Challenge: Print the listing from its top line through the line containing "plt.rcParams['font.family'] = ['Lato', 'DejaVu", nothing more, and leave out the pictures.
** start Excerpted records **
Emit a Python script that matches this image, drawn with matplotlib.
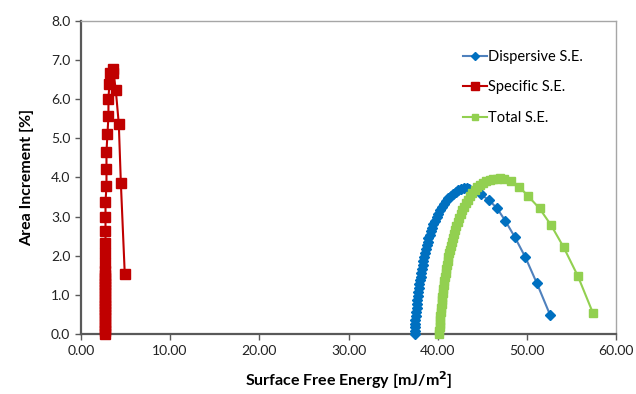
import matplotlib
matplotlib.use("Agg")
import matplotlib.pyplot as plt
from matplotlib.ticker import MultipleLocator, FormatStrFormatter

plt.rcParams['font.family'] = ['Lato', 'DejaVu Sans']

# Dispersive S.E. (mJ/m2, area increment %)
disp_x = [37.40, 37.41, 37.43, 37.46, 37.49, 37.53, 37.57, 37.62, 37.67, 37.72,
          37.77, 37.83, 37.89, 37.95, 38.02, 38.09, 38.16, 38.23, 38.30, 38.38,
          38.46, 38.55, 38.64, 38.74, 38.85, 38.96, 39.08, 39.21, 39.36, 39.52,
          39.69, 39.87, 40.06, 40.26, 40.47, 40.70, 40.94, 41.19, 41.45, 41.72,
          42.00, 42.29, 42.59, 42.90, 43.22, 43.55,
          44.80, 45.75, 46.65, 47.55, 48.60, 49.80, 51.10, 52.60]
disp_y = [0.00, 0.08, 0.17, 0.27, 0.37, 0.47, 0.57, 0.67, 0.77, 0.87,
          0.97, 1.07, 1.17, 1.27, 1.37, 1.47, 1.57, 1.67, 1.77, 1.87,
          1.97, 2.07, 2.17, 2.27, 2.36, 2.45, 2.54, 2.63, 2.72, 2.81,
          2.90, 2.99, 3.08, 3.17, 3.25, 3.33, 3.41, 3.48, 3.54, 3.59,
          3.64, 3.67, 3.70, 3.72, 3.72, 3.71,
          3.57, 3.42, 3.21, 2.90, 2.49, 1.97, 1.30, 0.48]

# Specific S.E.
spec_x = [2.68, 2.68, 2.68, 2.68, 2.68, 2.68, 2.68, 2.68, 2.68, 2.68,
          2.68, 2.68, 2.68, 2.68, 2.68, 2.68, 2.69, 2.69, 2.69, 2.69, 2.69,
          2.69, 2.69, 2.77, 2.77, 2.77, 2.77, 2.88, 2.88, 2.88, 2.99,
          3.10, 3.10, 3.21, 3.33, 3.59, 3.66, 3.92, 4.26, 4.49, 4.93]
spec_y = [0.00, 0.08, 0.16, 0.24, 0.32, 0.40, 0.48, 0.56, 0.64, 0.72,
          0.80, 0.88, 0.96, 1.04, 1.12, 1.20, 1.28, 1.36, 1.44, 1.52, 1.60,
          1.81, 2.06, 2.33, 2.64, 3.00, 3.37, 3.79, 4.22, 4.66, 5.11,
          5.57, 6.01, 6.40, 6.66, 6.77, 6.68, 6.24, 5.37, 3.87, 1.53]

# Total S.E.
total_x = [40.18, 40.19, 40.21, 40.23, 40.26, 40.29, 40.33, 40.37, 40.42, 40.47,
           40.52, 40.57, 40.63, 40.69, 40.75, 40.81, 40.88, 40.95, 41.02, 41.10,
           41.19, 41.28, 41.38, 41.48, 41.59, 41.70, 41.82, 41.95, 42.09, 42.24,
           42.40, 42.57, 42.75, 42.94, 43.14, 43.36, 43.60, 43.86, 44.14, 44.44,
           44.76, 45.10, 45.45, 45.82, 46.20, 46.60, 47.00, 47.45,
           48.20, 49.10, 50.10, 51.40, 52.70, 54.10, 55.70, 57.40]
total_y = [0.00, 0.08, 0.17, 0.26, 0.36, 0.46, 0.56, 0.66, 0.76, 0.86,
           0.96, 1.06, 1.16, 1.26, 1.36, 1.46, 1.56, 1.66, 1.76, 1.86,
           1.96, 2.06, 2.16, 2.26, 2.36, 2.46, 2.56, 2.66, 2.76, 2.86,
           2.96, 3.06, 3.16, 3.25, 3.34, 3.43, 3.52, 3.61, 3.69, 3.76,
           3.82, 3.87, 3.91, 3.94, 3.96, 3.97, 3.98, 3.97,
           3.91, 3.77, 3.53, 3.21, 2.78, 2.22, 1.48, 0.53]

fig = plt.figure(figsize=(6.36, 3.94), dpi=100)
ax = fig.add_axes([0.127, 0.152, 0.842, 0.795])

ax.plot(disp_x, disp_y, color='#4F81BD', lw=1.5, marker='D', ms=5.5,
        mfc='#0070C0', mec='#0070C0', label='Dispersive S.E.', clip_on=False, zorder=3)
ax.plot(spec_x, spec_y, color='#C00000', lw=1.5, marker='s', ms=7.5,
        mfc='#C00000', mec='#C00000', label='Specific S.E.', clip_on=False, zorder=3)
ax.plot(total_x, total_y, color='#92D050', lw=1.5, marker='s', ms=6,
        mfc='#92D050', mec='#92D050', label='Total S.E.', clip_on=False, zorder=3)

ax.set_xlim(0, 60)
ax.set_ylim(0, 8)
ax.xaxis.set_major_locator(MultipleLocator(10))
ax.yaxis.set_major_locator(MultipleLocator(1))
ax.xaxis.set_major_formatter(FormatStrFormatter('%.2f'))
ax.yaxis.set_major_formatter(FormatStrFormatter('%.1f'))
ax.tick_params(axis='both', direction='out', length=4, width=1, color='#595959',
               labelsize=10, labelcolor='#222222')

for side in ['left', 'bottom']:
    ax.spines[side].set_color('#595959')
    ax.spines[side].set_linewidth(1.6)
for side in ['top', 'right']:
    ax.spines[side].set_color('#A6A6A6')
    ax.spines[side].set_linewidth(1.0)

ax.set_xlabel('Surface Free Energy [mJ/m$^\\mathbf{2}$]', fontsize=11.5, fontweight='bold', labelpad=9)
ax.set_ylabel('Area Increment [%]', fontsize=11.5, fontweight='bold', labelpad=12)

ax.legend(loc='upper left', bbox_to_anchor=(0.69, 0.95), frameon=False, fontsize=10.5,
          handlelength=1.6, handletextpad=0.1, labelspacing=1.15, markerscale=0.8)

fig.savefig('out.png', dpi=100)
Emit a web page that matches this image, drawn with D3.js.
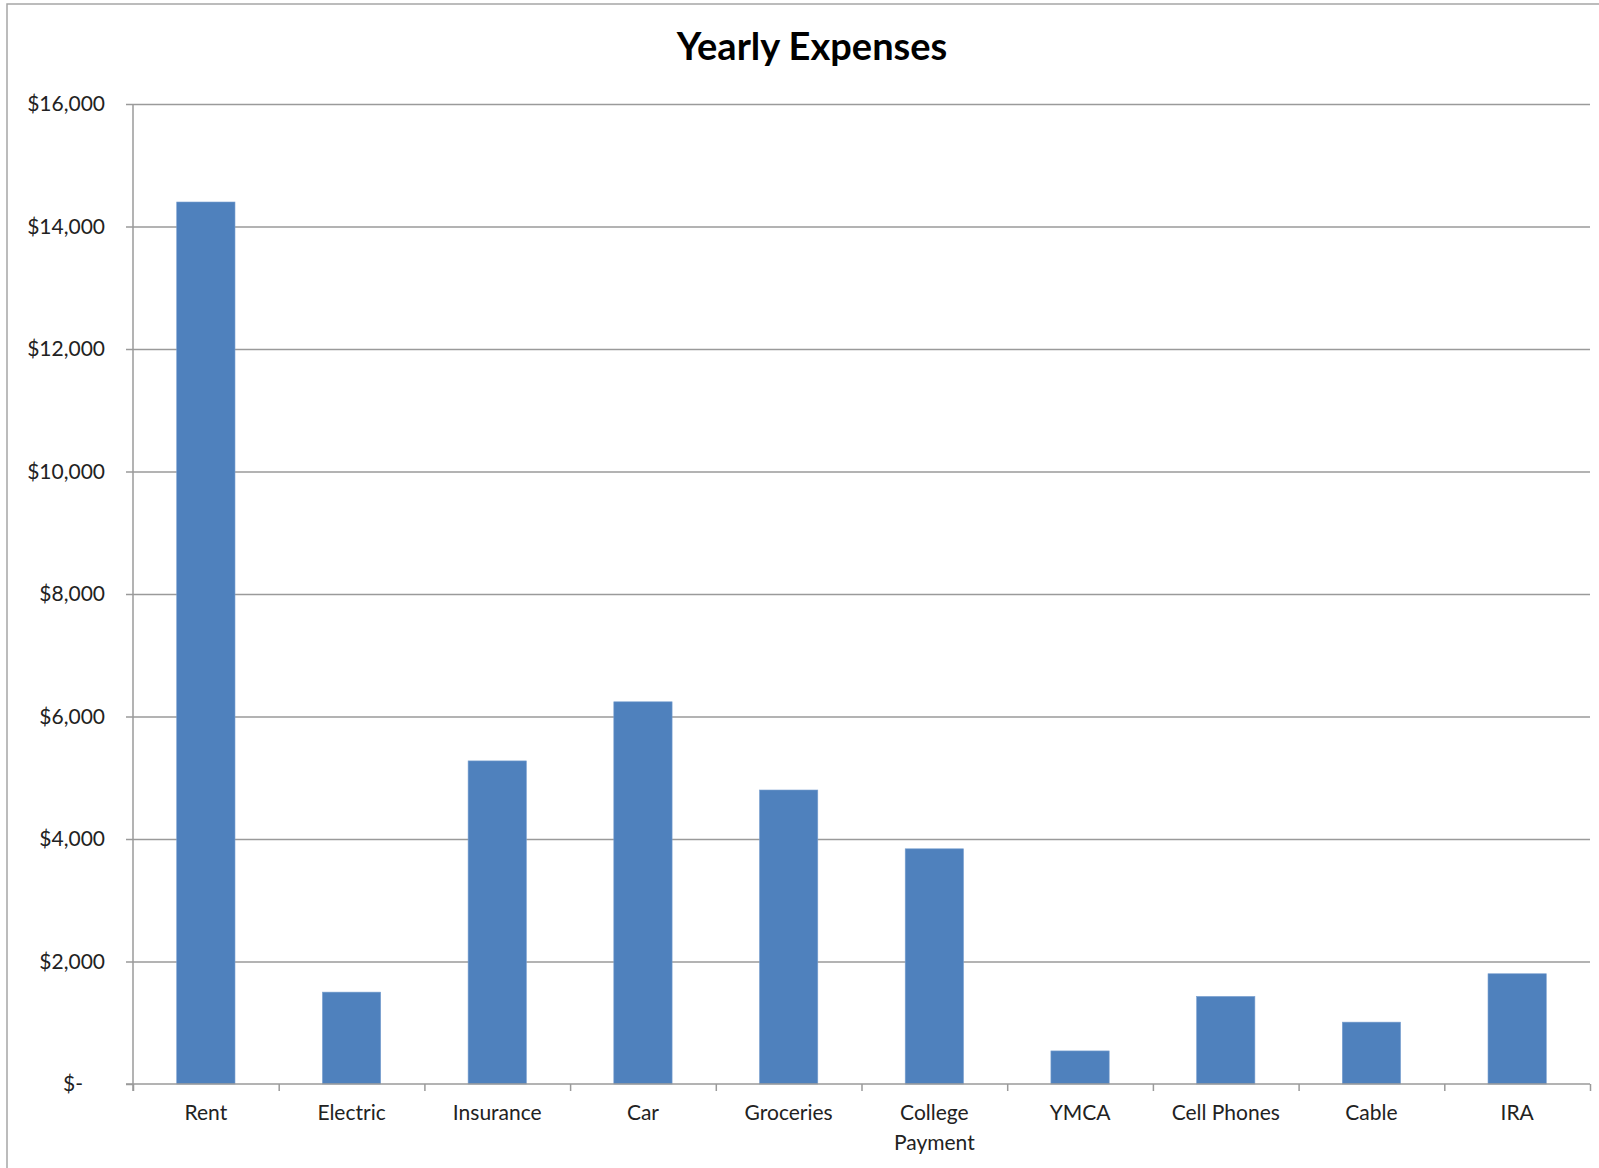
<!DOCTYPE html>
<html>
<head>
<meta charset="utf-8">
<script src="https://cdn.jsdelivr.net/npm/d3@7"></script>
<style>
  html, body { margin: 0; padding: 0; background: #fff; overflow: hidden; }
  svg { display: block; font-family: Lato, "Open Sans", sans-serif; }
  .grid line { stroke: #9a9a9a; stroke-width: 1.5; }
  .grid path { display: none; }
  .axis path, .axis line { stroke: #9a9a9a; stroke-width: 1.5; }
  .axis text { fill: #222; font-size: 21px; font-family: Lato, "Open Sans", sans-serif; }
</style>
</head>
<body>
<svg></svg>
<script>
'use strict';

// chart data
var categories = ["Rent", "Electric", "Insurance", "Car", "Groceries",
                  "College Payment", "YMCA", "Cell Phones", "Cable", "IRA"];
var expenses = [14400, 1500, 5275, 6240, 4800, 3840, 540, 1430, 1010, 1800];
var yTicks = [0, 2000, 4000, 6000, 8000, 10000, 12000, 14000, 16000];
var title = "Yearly Expenses";

var W = 1599, H = 1168;
var margin = {top: 104, right: 9, bottom: 84, left: 133};
var width = W - margin.left - margin.right,
    height = H - margin.top - margin.bottom;

var svg = d3.select("svg")
  .attr("width", W)
  .attr("height", H);

// outer chart border (cropped on the right and bottom)
svg.append("rect")
  .attr("x", 7).attr("y", 4)
  .attr("width", W + 20).attr("height", H + 20)
  .attr("fill", "none")
  .attr("stroke", "#a6a6a6")
  .attr("stroke-width", 1.5);

svg.append("text")
  .attr("x", 812)
  .attr("y", 60)
  .attr("text-anchor", "middle")
  .style("font-size", "38px")
  .style("font-weight", "bold")
  .attr("fill", "#000")
  .text(title);

var g = svg.append("g")
  .attr("transform", "translate(" + margin.left + "," + margin.top + ")");

var x = d3.scaleBand()
  .domain(categories)
  .range([0, width])
  .paddingInner(0.6)
  .paddingOuter(0.3);

var xEdge = d3.scaleLinear()
  .domain([0, categories.length])
  .range([0, width]);

var y = d3.scaleLinear()
  .domain([0, 16000])
  .range([height, 0]);

// horizontal gridlines
g.append("g")
  .attr("class", "grid")
  .call(d3.axisLeft(y).tickValues(yTicks.slice(1)).tickSize(-width).tickFormat(""));

// bars
g.selectAll(".bar")
  .data(expenses)
  .enter()
  .append("rect")
  .attr("class", "bar")
  .attr("x", function(d, i) { return x(categories[i]); })
  .attr("width", x.bandwidth())
  .attr("y", function(d) { return y(d); })
  .attr("height", function(d) { return height - y(d); })
  .attr("fill", "#4f81bd")
  .attr("stroke", "#7aa0d0")
  .attr("stroke-width", 0.6);

// y axis
var fmt = d3.format(",");
var yAxis = g.append("g")
  .attr("class", "axis")
  .call(d3.axisLeft(y)
    .tickValues(yTicks)
    .tickSize(7)
    .tickPadding(21)
    .tickFormat(function(d) { return d === 0 ? "$-" : "$" + fmt(d); }));
yAxis.attr("font-family", null).attr("font-size", null);
yAxis.select(".domain").attr("d", "M0," + (height + 7) + "V0");
yAxis.selectAll(".tick")
  .filter(function(d) { return d === 0; })
  .select("text")
  .attr("dx", -22);

// x axis: tick marks on category edges
var xTicks = g.append("g")
  .attr("class", "axis")
  .attr("transform", "translate(0," + height + ")")
  .call(d3.axisBottom(xEdge)
    .tickValues(d3.range(categories.length + 1))
    .tickSize(7)
    .tickFormat(""));
xTicks.select(".domain").attr("d", "M-7,0H" + width);

// x axis labels, centred on each category
var xLabels = g.append("g")
  .attr("class", "axis")
  .attr("transform", "translate(0," + height + ")")
  .call(d3.axisBottom(x).tickSize(0).tickPadding(21));
xLabels.attr("font-family", null).attr("font-size", null);
xLabels.select(".domain").remove();

xLabels.selectAll(".tick text").each(function(d) {
  var t = d3.select(this);
  if (this.getComputedTextLength() > x.step() - 8) {
    var words = d.split(" ");
    var yy = t.attr("y");
    t.text(null);
    words.forEach(function(w, k) {
      t.append("tspan")
        .attr("x", 0)
        .attr("y", yy)
        .attr("dy", (0.71 + k * 1.43) + "em")
        .text(w);
    });
  }
});
</script>
</body>
</html>
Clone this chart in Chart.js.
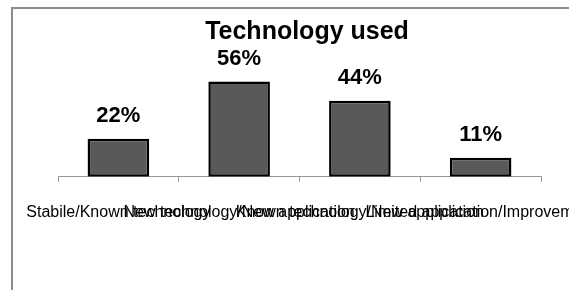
<!DOCTYPE html>
<html>
<head>
<meta charset="utf-8">
<script src="https://cdn.jsdelivr.net/npm/chart.js@4/dist/chart.umd.min.js"></script>
<style>
  html, body { margin: 0; padding: 0; background: #fff; overflow: hidden; }
  #caja { position: relative; width: 569px; height: 290px; overflow: hidden; }
  #lineaIzq { position: absolute; left: 11px; top: 7px; width: 2px; height: 290px; background: #8c8c8c; }
  #lineaSup { position: absolute; left: 11px; top: 7px; width: 600px; height: 2px; background: #8c8c8c; }
  #myChart { position: absolute; left: -40px; top: 0; }
</style>
</head>
<body>
<div id="caja">
<div id="lineaIzq"></div>
<div id="lineaSup"></div>
<canvas id="myChart" width="720" height="290"></canvas>
</div>
<script>
var categorias = [
    'Stabile/Known technology',
    'New technology/New application',
    'Known technology/New application',
    'Limited application/Improvement'
];
var porcentajes = [22.2, 55.6, 44.4, 11.1];
var titulo = 'Technology used';

// etiquetas encima de cada barra
const etiquetasBarras = {
    id: 'etiquetasBarras',
    afterDatasetsDraw(chart) {
        const ctx = chart.ctx;
        const meta = chart.getDatasetMeta(0);
        ctx.save();
        ctx.font = 'bold 22px "Liberation Sans", Arial, sans-serif';
        ctx.fillStyle = '#000';
        ctx.textAlign = 'center';
        ctx.textBaseline = 'middle';
        meta.data.forEach(function (barra, i) {
            ctx.fillText(Math.round(porcentajes[i]) + '%', barra.x, barra.y - 23);
        });
        ctx.restore();
    }
};

const data = {
    labels: categorias,
    datasets: [{
        label: titulo,
        data: porcentajes,
        backgroundColor: '#595959',
        borderColor: '#000',
        borderWidth: 2.5,
        borderSkipped: false,
        barPercentage: 0.51,
        categoryPercentage: 1
    }]
};

const config = {
    type: 'bar',
    data: data,
    options: {
        responsive: false,
        animation: false,
        devicePixelRatio: 1,
        layout: {
            padding: { left: 98, right: 124, top: 0, bottom: 47 }
        },
        plugins: {
            legend: { display: false },
            tooltip: { enabled: false },
            title: {
                display: true,
                text: titulo,
                color: '#000',
                font: { family: '"Liberation Sans", Arial, sans-serif', size: 25, weight: 'bold', lineHeight: 1.2 },
                padding: { top: 17, bottom: 27 }
            }
        },
        scales: {
            x: {
                grid: {
                    display: true,
                    drawOnChartArea: false,
                    drawTicks: true,
                    tickLength: 5,
                    color: '#999',
                    offset: true
                },
                border: { display: true, color: '#999', width: 1 },
                ticks: {
                    autoSkip: false,
                    maxRotation: 0,
                    minRotation: 0,
                    padding: 21,
                    color: '#000',
                    font: { family: '"Liberation Sans", Arial, sans-serif', size: 16 }
                }
            },
            y: {
                position: 'right',
                min: 0,
                max: 60,
                grid: { display: false },
                border: { display: false },
                ticks: { display: false },
                afterFit: function (escala) { escala.width = 15; }
            }
        }
    },
    plugins: [etiquetasBarras]
};

const myChart = new Chart(document.getElementById('myChart'), config);
</script>
</body>
</html>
** end Excerpted records **
Reply:
Emit a Python script that matches this image, drawn with matplotlib.
import matplotlib
matplotlib.use("Agg")
import matplotlib.pyplot as plt
from matplotlib.ticker import MultipleLocator, FormatStrFormatter

plt.rcParams['font.family'] = ['Lato', 'DejaVu Sans']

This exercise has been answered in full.